How (and why) was the decision made to stick with 435?
Pretty much correct Wladmir, this article shows the growth over time, but it was all due to the Permanent Apportionment Act of 1929: http://www.thirty-thousand.org/pages/Why_435.htm
As noted here: http://artandhistory.house.gov/highlights.aspx?action=view&intID=200 this came down to a fight after the 1920 Census, where apportionment did not happen, so it was mandated to be at the current level which was 435 at the time.
A battle erupted between rural and urban factions, causing the House (for the only time in its history) to fail to reapportion itself following the 1920 Census. Signed into law on June 18, 1929, the Permanent Apportionment Act capped House Membership at the level established after the 1910 Census and created a procedure for automatically reapportioning House seats after every decennial census.
At some point it had to stop, although it seems as if Congress could change it again if they wanted to, so long as the apportionment stay as constitutionally derived.
Just to expand on MichaelF's answer, the House began to debate the increasing size of Congress after the 1910 census. There was worry that the House was becoming unwieldy, but as Representative Edgar Crumpacker stated:
Members are . . . supposed to reflect the opinion and to stand for the wishes of their constituents.

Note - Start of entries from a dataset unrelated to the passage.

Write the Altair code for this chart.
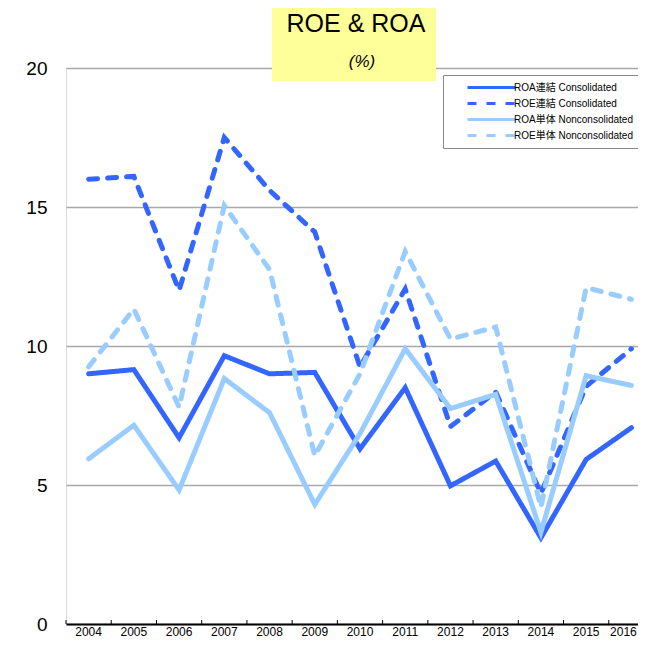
import altair as alt
import pandas as pd

years = [str(y) for y in range(2004, 2017)]
series_names = ["ROA連結 Consolidated", "ROE連結 Consolidated",
                "ROA単体 Nonconsolidated", "ROE単体 Nonconsolidated"]
roa_con = [9.0, 9.15, 6.7, 9.65, 9.0, 9.05, 6.3, 8.5, 4.97, 5.86, 3.1, 5.92, 7.06]
roe_con = [16.0, 16.1, 12.0, 17.5, 15.6, 14.1, 9.25, 12.05, 7.1, 8.35, 4.7, 8.55, 9.9]
roa_non = [5.94, 7.15, 4.82, 8.83, 7.6, 4.3, 6.85, 9.9, 7.75, 8.26, 3.3, 8.93, 8.58]
roe_non = [9.25, 11.33, 7.8, 15.05, 12.75, 6.05, 9.0, 13.4, 10.25, 10.68, 4.2, 12.1, 11.68]
colors = ["#3366FF", "#3366FF", "#99CCFF", "#99CCFF"]
dashes = [[1, 0], [9, 10], [1, 0], [9, 10]]
y_ticks = [0, 5, 10, 15, 20]

rows = []
for i, (name, vals) in enumerate(zip(series_names, [roa_con, roe_con, roa_non, roe_non])):
    for yr, v in zip(years, vals):
        rows.append({"year": yr, "series": name, "value": v, "order": i})
df = pd.DataFrame(rows)
ticks_df = pd.DataFrame({"year": years})

FONT = "Liberation Sans, Arial, Noto Sans CJK JP"
W_RANGE = 588
H = 556

xscale = alt.Scale(type="band", domain=years, range=[0, W_RANGE], paddingInner=0, paddingOuter=0)

legend = alt.Legend(
    title=None, orient="none", legendX=377, legendY=7,
    fillColor="white", strokeColor="#888888", padding=6,
    symbolType="M-4.8,0H4.8", symbolSize=100, symbolStrokeWidth=3,
    symbolOffset=36, labelOffset=16,
    labelFont=FONT, labelFontSize=10, labelColor="black",
    rowPadding=3,
)

lines = alt.Chart(df).mark_line(strokeWidth=5, strokeCap="round", strokeJoin="miter").encode(
    x=alt.X("year:O", scale=xscale,
            axis=alt.Axis(title=None, labelAngle=0, labelFont=FONT, labelFontSize=12,
                          labelColor="black", ticks=False, labelPadding=2,
                          labelOffset={"condition": {"test": "datum.value == '2016'", "value": -8}, "value": 0},
                          domainColor="black", domainWidth=2, grid=False)),
    y=alt.Y("value:Q", scale=alt.Scale(domain=[0, 20], nice=False),
            axis=alt.Axis(title=None, values=y_ticks, labelFont=FONT, labelFontSize=19,
                          labelColor="black", ticks=False, domain=False, labelPadding=19,
                          gridColor="#A8A8A8", gridWidth=1.5)),
    color=alt.Color("series:N", scale=alt.Scale(domain=series_names, range=colors), legend=legend),
    strokeDash=alt.StrokeDash("series:N", scale=alt.Scale(domain=series_names, range=dashes), legend=legend),
    order=alt.Order("order:Q"),
    detail="series:N",
)

ticks = alt.Chart(ticks_df).mark_rule(color="black", strokeWidth=1).encode(
    x=alt.X("year:O", scale=xscale, bandPosition=0),
    y=alt.value(H), y2=alt.value(H - 4),
)

deco = alt.Data(values=[{}])
title_box = alt.Chart(deco).mark_rect(color="#FFFF99").encode(
    x=alt.value(206), x2=alt.value(370), y=alt.value(-60), y2=alt.value(13),
)
title_text = alt.Chart(deco).mark_text(text="ROE & ROA", font=FONT, fontSize=25,
                                       color="black", baseline="alphabetic").encode(
    x=alt.value(290), y=alt.value(-36.5),
)
sub_text = alt.Chart(deco).mark_text(text="(%)", font=FONT, fontSize=17, fontStyle="italic",
                                     color="black", baseline="middle").encode(
    x=alt.value(296), y=alt.value(-6),
)

chart = alt.layer(lines, ticks, title_box, title_text, sub_text).properties(
    width=572, height=H,
    autosize=alt.AutoSizeParams(type="none"),
    padding={"left": 58, "top": 60, "right": 0, "bottom": 14},
).configure_view(stroke=None).configure(background="white")

chart.save("out.html", embed_options={"renderer": "svg", "actions": False})
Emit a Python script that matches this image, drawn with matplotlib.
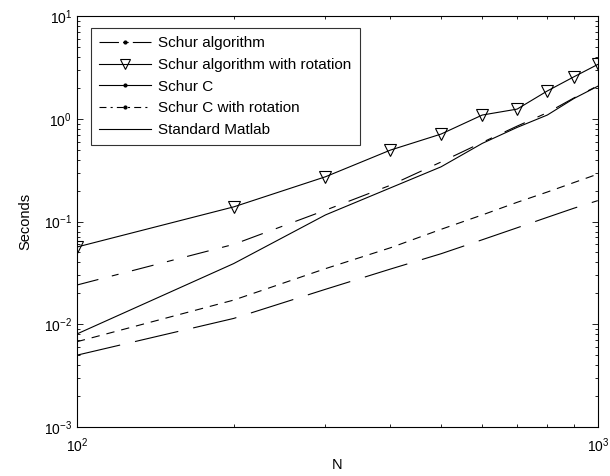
import numpy as np
import matplotlib
matplotlib.use("Agg")
import matplotlib.pyplot as plt
from matplotlib.lines import Line2D
from matplotlib.ticker import NullFormatter

plt.rcParams['font.family'] = ['Liberation Sans', 'DejaVu Sans']
plt.rcParams['mathtext.default'] = 'regular'
plt.rcParams['lines.scale_dashes'] = False

# problem sizes
N = [100, 200, 300, 400, 500, 600, 700, 800, 900, 1000]

# run times in seconds
schur_alg = [0.0241, 0.060, 0.129, 0.226, 0.38, 0.59, 0.85, 1.15, 1.60, 2.10]
schur_alg_rot = [0.0565, 0.139, 0.273, 0.497, 0.711, 1.09, 1.245, 1.87, 2.57, 3.39]
schur_c = [0.0050, 0.0114, 0.0219, 0.0345, 0.0486, 0.0665, 0.087, 0.110, 0.135, 0.160]
schur_c_rot = [0.00676, 0.0172, 0.0348, 0.0556, 0.084, 0.116, 0.154, 0.194, 0.240, 0.290]
std_matlab = [0.00804, 0.039, 0.116, 0.213, 0.341, 0.577, 0.826, 1.09, 1.58, 2.08]

labels = ['Schur algorithm', 'Schur algorithm with rotation', 'Schur C',
          'Schur C with rotation', 'Standard Matlab']

fig = plt.figure(figsize=(6.1, 4.76), dpi=100)
ax = fig.add_axes([0.126, 0.103, 0.854, 0.863])

lw = 0.8
ax.plot(N, schur_alg, color='k', lw=lw, dashes=(16, 10, 5, 10))
ax.plot(N, schur_alg_rot, color='k', lw=lw, marker='v', ms=8,
        mfc='none', mec='k', mew=0.8)
ax.plot(N, schur_c, color='k', lw=lw, dashes=(32, 11))
ax.plot(N, schur_c_rot, color='k', lw=lw, dashes=(6, 5))
ax.plot(N, std_matlab, color='k', lw=lw)

ax.set_xscale('log')
ax.set_yscale('log')
ax.set_xlim(100, 1000)
ax.set_ylim(1e-3, 1e1)
ax.xaxis.set_minor_formatter(NullFormatter())

ax.tick_params(which='both', direction='in', top=True, right=True,
               labelsize=10, width=0.6)
ax.tick_params(which='major', length=4)
ax.tick_params(which='minor', length=2.5)
ax.tick_params(axis='x', pad=7)
for s in ax.spines.values():
    s.set_linewidth(0.8)

ax.set_xlabel('N', fontsize=10.5, labelpad=2)
ax.set_ylabel('Seconds', fontsize=10.5, labelpad=8)

# legend entries drawn the way the original legend shows them
handles = [
    Line2D([], [], color='k', lw=lw, dashes=(14, 3, 4, 3), marker='.', ms=4),
    Line2D([], [], color='k', lw=lw, marker='v', ms=7, mfc='none', mec='k', mew=0.8),
    Line2D([], [], color='k', lw=lw, marker='.', ms=4),
    Line2D([], [], color='k', lw=lw, dashes=(5, 3, 1.5, 3), marker='.', ms=4),
    Line2D([], [], color='k', lw=lw),
]
leg = ax.legend(handles, labels, loc='upper left', bbox_to_anchor=(0.027, 0.971),
                fontsize=11, frameon=True, fancybox=False, edgecolor='k',
                borderaxespad=0, handlelength=3.4, labelspacing=0.5,
                borderpad=0.55, handletextpad=0.45)
leg.get_frame().set_linewidth(0.8)

fig.savefig('out.png', dpi=100)
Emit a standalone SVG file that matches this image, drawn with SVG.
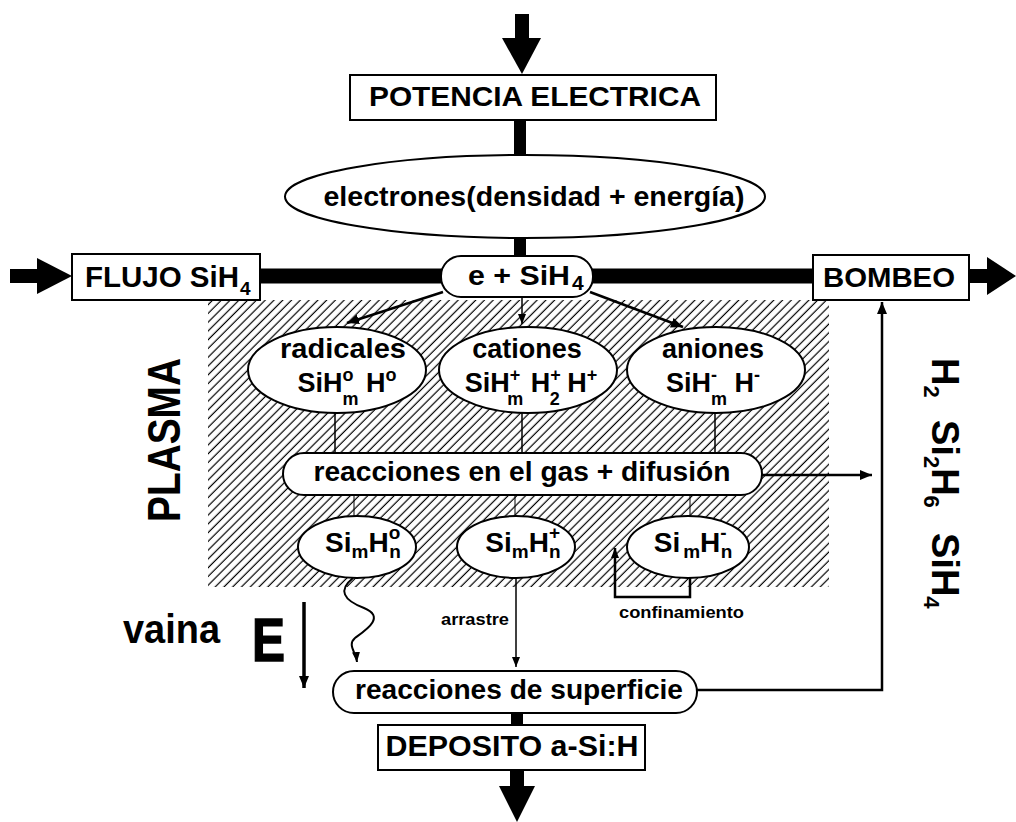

If we make the ratio [of persons per Representative] too large the idea of representation becomes attenuated and less definite. The personal interest of the voter in his representative becomes less important to him, and we may lose something of the vital strength of our representative form of government.
So there was concern on both sides of the apportionment issue. On the one hand there were too many representatives, and on the other hand there were not enough because they were now representing far more people than the 30,000 originally envisioned. The 1910 Apportionment Act had set the house at 433.
The people that were in favor of fixing the number were in part drawn from rural parts of the country that feared losing out on their proportion of power to the fastly urbanized parts of the country. Those in favor of fixing the number eventually won out so they passed the Apportionment Act of 1929 which fixed the number at 435.
If you are interested there is an excellent layout of the various methods that have been employed for reapportionment by Congresses throughout the years: Methods of Apportionment.
One factor I don't see mentioned, but which has to be seen as a limiting factor, is the size of the physical US Capitol building. It is a historic building, having been built in the early 19th Century and expanded to (mostly) its current state in the mid 19th. The House Chamber only has 448 permanent seats. I suppose you could start sitting extra representatives in the gallery, but that would remove that seating area from public use (which would be a crying shame). So expanding the number of representatives much past the current 435 would require an extensive remodeling, or worse yet, a larger chamber.
There is so much history in that Chamber that frankly, tearing it down to build a new one would be a crime against history.